The director of the nonpartisan Congressional Budget Office (CBO) told Congress in February that sequestration will cost 750,000 jobs this year. In its May report, the CBO estimated that for 2013, in the absence of further changes to tax and spending laws, the deficit will be $200 billion smaller than the $485 billion figure projected in February. According to the report, the deficit will fall from seven percent of the economy in 2012 to 2.1 percent of the economy by 2015.
The CBO’s latest projections, Murray said, show that the case for austerity in a time of economic weakness is wrong.
“Recent changes in deficit projections have made it clear that, despite the claims of some of my colleagues—there is no short-term debt or deficit crisis,” Murray said.
Salim Furth, a senior policy analyst at the Heritage Foundation, challenged Murray’s position, arguing that tax increases harm the economy and reduce future growth. In addition, he said that most of Europe is not experiencing austerity at all.
“Since 2007, few governments have pursued anything like a comprehensive austerity agenda. Most have spent more and some have taxed more. Only three of 28 OECD countries have policies that would lead to a budget surplus and a strong economy… and 18 countries have instead expanded their deficits,” Furth said.
He said that since taking effect in March, sequestration has had no impact on overall economic growth or employment numbers in the U.S.
“Lower government spending can bring debt under control and it can promote investment and subsequent growth,” said Furth, citing research from the Organization for Economic Cooperation and Development (OECD) and the International Monetary Fund.
“The 2013 budget sequestration was fully designed policy; however, its artlessness does not outweigh the fact that it is a step in the right direction on spending,” Furth said.
Murray and Summers said putting the nation’s 11.6 million jobless workers back to work should be the country’s primary concern. They supported government spending on infrastructure, saying it would boost demand and make the U.S. more competitive for years to come.
Murray authored the Senate’s most recent budget proposal, the first budget the Senate has passed in four years. Her plan for the 2014 budget, which passed in the Senate on a 50-49 vote, calls for a trillion dollars in tax increases and eliminates the automatic spending cuts required by sequestration. This proposal, along with the House version and the president’s, will likely be used as a basis for future negotiations between the parties.
“I have long believed that the case for austerity during times of economic weakness has been fundamentally flawed. When demand falls off in the private sector and millions of workers are losing their jobs, I think the last thing government should do is make things worse by slashing, spending, and causing aggregate demand to drop even further,” Murray said.
Murray also criticized House Republicans for trying to shift funds from non-defense programs to keep defense spending at pre-sequestration levels, which the senator believes is in violation of the bipartisan Budget Control Act – the law mandating the sequester.
Sen.
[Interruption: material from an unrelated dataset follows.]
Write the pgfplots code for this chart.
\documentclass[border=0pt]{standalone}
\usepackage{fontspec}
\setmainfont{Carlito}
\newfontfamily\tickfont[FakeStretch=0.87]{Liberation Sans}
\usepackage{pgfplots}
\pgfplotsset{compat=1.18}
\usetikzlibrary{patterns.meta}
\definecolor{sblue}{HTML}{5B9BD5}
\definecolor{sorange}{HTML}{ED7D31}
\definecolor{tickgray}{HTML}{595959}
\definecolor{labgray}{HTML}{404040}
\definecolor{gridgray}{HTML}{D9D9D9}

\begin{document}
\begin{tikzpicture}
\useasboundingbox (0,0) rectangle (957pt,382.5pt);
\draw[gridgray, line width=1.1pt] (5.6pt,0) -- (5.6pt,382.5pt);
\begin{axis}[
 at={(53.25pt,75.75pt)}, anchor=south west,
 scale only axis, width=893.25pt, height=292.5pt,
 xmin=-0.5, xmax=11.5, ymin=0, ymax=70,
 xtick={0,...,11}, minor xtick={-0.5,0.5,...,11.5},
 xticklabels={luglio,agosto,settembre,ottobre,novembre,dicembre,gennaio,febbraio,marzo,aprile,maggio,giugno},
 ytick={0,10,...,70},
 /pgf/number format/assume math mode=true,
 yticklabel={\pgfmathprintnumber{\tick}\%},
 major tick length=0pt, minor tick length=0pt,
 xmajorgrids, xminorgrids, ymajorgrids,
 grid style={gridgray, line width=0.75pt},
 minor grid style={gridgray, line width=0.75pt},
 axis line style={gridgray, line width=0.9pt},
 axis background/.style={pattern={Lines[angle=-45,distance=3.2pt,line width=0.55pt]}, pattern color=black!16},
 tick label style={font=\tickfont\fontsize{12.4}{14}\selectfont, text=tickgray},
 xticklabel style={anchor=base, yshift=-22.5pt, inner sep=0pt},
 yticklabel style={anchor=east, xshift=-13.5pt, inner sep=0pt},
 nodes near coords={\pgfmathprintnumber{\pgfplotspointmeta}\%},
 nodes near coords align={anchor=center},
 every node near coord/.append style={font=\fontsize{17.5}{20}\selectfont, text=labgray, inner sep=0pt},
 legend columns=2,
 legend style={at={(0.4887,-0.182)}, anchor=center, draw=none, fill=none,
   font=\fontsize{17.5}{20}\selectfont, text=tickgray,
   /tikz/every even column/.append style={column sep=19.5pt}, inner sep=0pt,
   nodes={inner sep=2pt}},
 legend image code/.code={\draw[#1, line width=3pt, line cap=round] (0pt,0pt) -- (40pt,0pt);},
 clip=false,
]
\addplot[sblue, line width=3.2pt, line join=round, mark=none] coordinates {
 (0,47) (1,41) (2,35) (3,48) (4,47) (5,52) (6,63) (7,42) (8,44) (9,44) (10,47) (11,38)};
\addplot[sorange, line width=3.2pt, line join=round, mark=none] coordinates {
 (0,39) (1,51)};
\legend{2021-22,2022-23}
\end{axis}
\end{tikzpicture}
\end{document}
Jeff Sessions (R-Ala.), the committee’s ranking Republican, accused Democrats of not being serious about reducing the deficit. Sessions said Democrats are using tax increases to fund new spending, instead of focusing on shrinking the deficit.
The hearing’s highlight came when Sen. Sheldon Whitehouse (D-R.I.) questioned Furth’s testimony, calling it “meretricious.”
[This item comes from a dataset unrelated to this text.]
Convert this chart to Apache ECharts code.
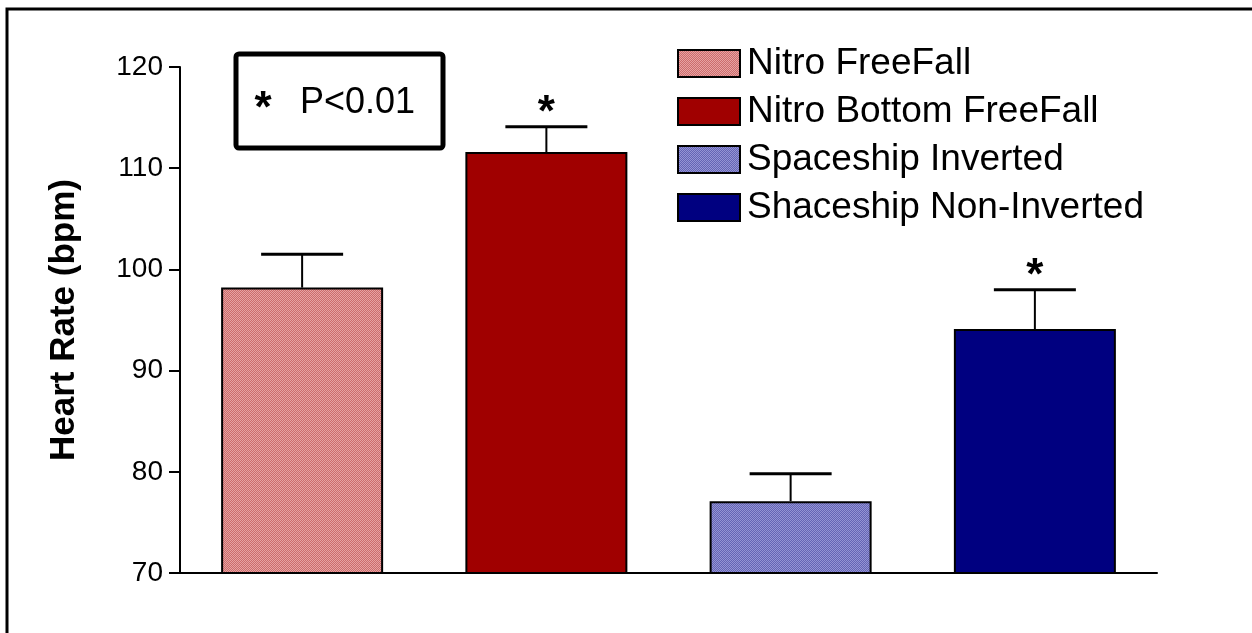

Whitehouse said that Furth’s claims about OECD numbers are largely the opposite of the figures from the OECD itself. This, according to Whitehouse, is a distortion of the results and makes it seem as if tax hikes far exceeded budget cuts in some European countries.
“I am concerned that your testimony to this committee has been meretricious,” Whitehouse told Furth. “I am contesting whether you have given us fair and accurate information.”
Sessions offered Furth a chance to respond to the committee, but he declined by saying that the tenor there was not conducive to a productive discussion.
Furth responded to Whitehouse’s comments on Wednesday by clarifying that while his data is of past actions, the majority of Whitehouse’s information is for expected budgetary actions based on data projections.
“Of the spending cuts and tax increases Senator Whitehouse referred to as ‘what took place in Europe,’ the vast majority were only projections at the time his data were published. In the median country, 90 percent of the planned spending cuts were still just plans. Senator Whitehouse does not know whether those plans will be faithfully adopted, and either way, those data have little bearing on what occurred over an earlier—historical—time frame,” Furth wrote.
New York Times columnist Paul Krugman chimed in on Whitehouse’s tough remarks about Furth’s testimony.
“OK, this is really shocking: a Heritage Foundation economist has been accused of presenting false, deliberately misleading data and analysis to the Senate Budget Committee. What’s so shocking? Not the false, misleading data and analysis — that’s [standard operating procedure] at Heritage. … What’s shocking is that they got called on it,” Krugman said.